**DIRECTIONS FOR THIS TASK**.
Give back exactly the lines from the beginning of the listing below to the line holding "import matplotlib.pyplot as plt", both ends included; the pictures stay out.

******************************

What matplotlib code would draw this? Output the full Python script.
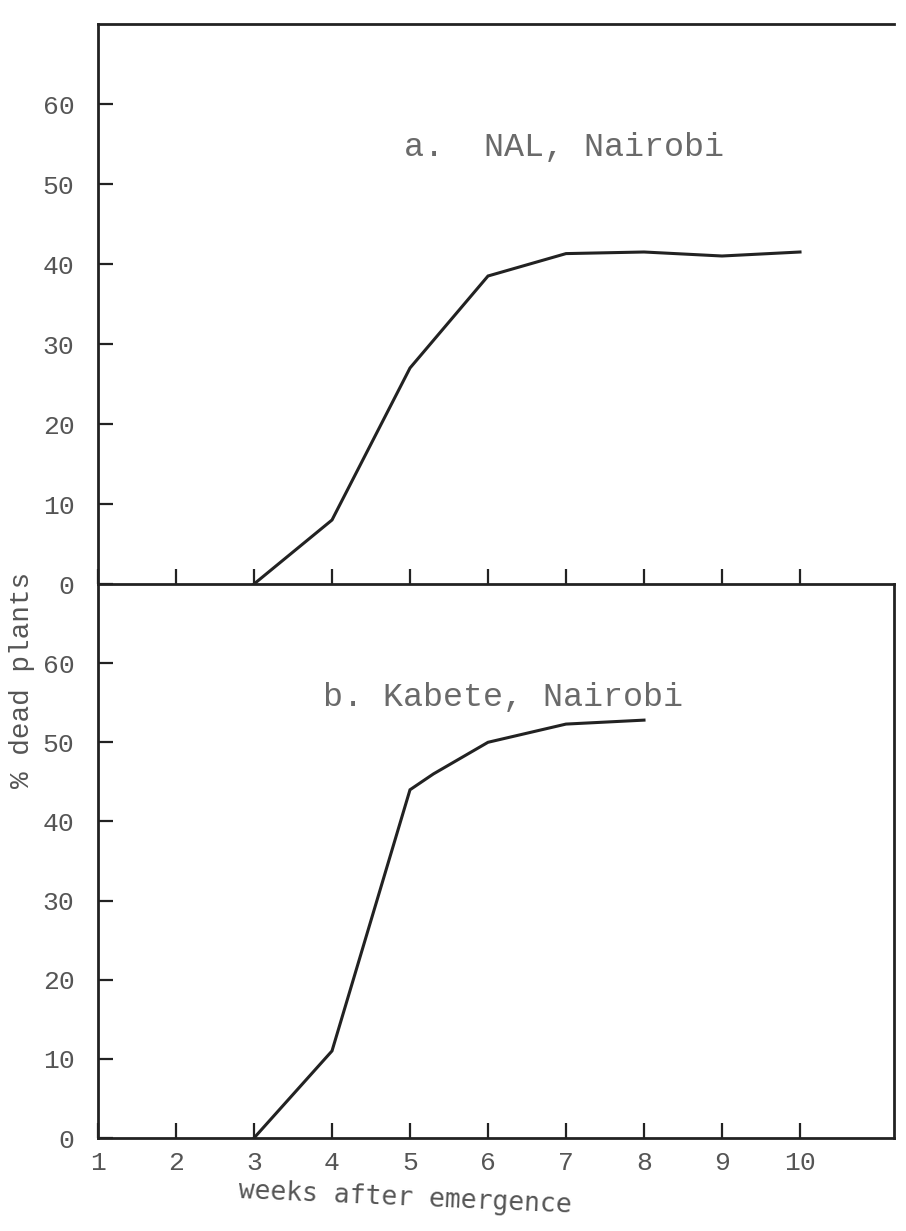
import matplotlib.pyplot as plt

# values (weeks after emergence, % dead plants)
weeks_a = [3, 4, 5, 6, 7, 8, 9, 10]
dead_a = [0, 8, 27, 38.5, 41.3, 41.5, 41, 41.5]
weeks_b = [3, 4, 5, 5.3, 6, 7, 8]
dead_b = [0, 11, 44, 46, 50, 52.3, 52.8]
week_ticks = [1, 2, 3, 4, 5, 6, 7, 8, 9, 10]
pct_ticks = [0, 10, 20, 30, 40, 50, 60]
title_a = "a.  NAL, Nairobi"
title_b = "b. Kabete, Nairobi"

W, H = 906, 1231
fig = plt.figure(figsize=(W / 100, H / 100), dpi=100)
fig.patch.set_facecolor("white")


def box(l, t, r, b):
    return [l / W, 1 - b / H, (r - l) / W, (b - t) / H]


ink = "#222222"
grey = "#555555"
mono = "Liberation Mono"

ax_a = fig.add_axes(box(98, 24, 894, 584))
ax_b = fig.add_axes(box(98, 584, 894, 1138))

for ax in (ax_a, ax_b):
    ax.set_xlim(1, 1 + (894 - 98) / 78)
    ax.set_ylim(0, 70)
    ax.set_facecolor("none")
    for s in ax.spines.values():
        s.set_linewidth(2.0)
        s.set_color(ink)
    ax.set_yticks(pct_ticks)
    ax.set_xticks(week_ticks)
    ax.tick_params(axis="both", direction="in", length=11, width=1.6,
                   color=ink)
    ax.tick_params(axis="y", pad=17, labelsize=19, labelcolor=grey)
    for lab in ax.get_yticklabels():
        lab.set_fontfamily(mono)

ax_a.spines["right"].set_visible(False)
ax_a.tick_params(axis="x", labelbottom=False)
ax_b.spines["top"].set_visible(False)
ax_b.tick_params(axis="x", pad=9, labelsize=19, labelcolor=grey)
for lab in ax_b.get_xticklabels():
    lab.set_fontfamily(mono)

ax_a.plot(weeks_a, dead_a, color=ink, lw=2.2, solid_joinstyle="miter")
ax_b.plot(weeks_b, dead_b, color=ink, lw=2.2, solid_joinstyle="miter")

ax_a.text(4.92, 54.6, title_a, fontfamily=mono, fontsize=24, color="#6a6a6a",
          ha="left", va="center")
ax_b.text(3.88, 55.7, title_b, fontfamily=mono, fontsize=24, color="#6a6a6a",
          ha="left", va="center")

fig.text(22 / W, 1 - 680 / H, "% dead plants", rotation=90, fontfamily=mono,
         fontsize=20, color=grey, ha="center", va="center")
fig.text(405 / W, 1 - 1198 / H, "weeks after emergence", rotation=-2.5,
         fontfamily="DejaVu Sans Mono", fontsize=19, color=grey,
         ha="center", va="center")

fig.savefig("out.png", dpi=100)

******************************

**SOLUTION TO THE PROBLEM**.
What matplotlib code would draw this? Output the full Python script.
import matplotlib.pyplot as plt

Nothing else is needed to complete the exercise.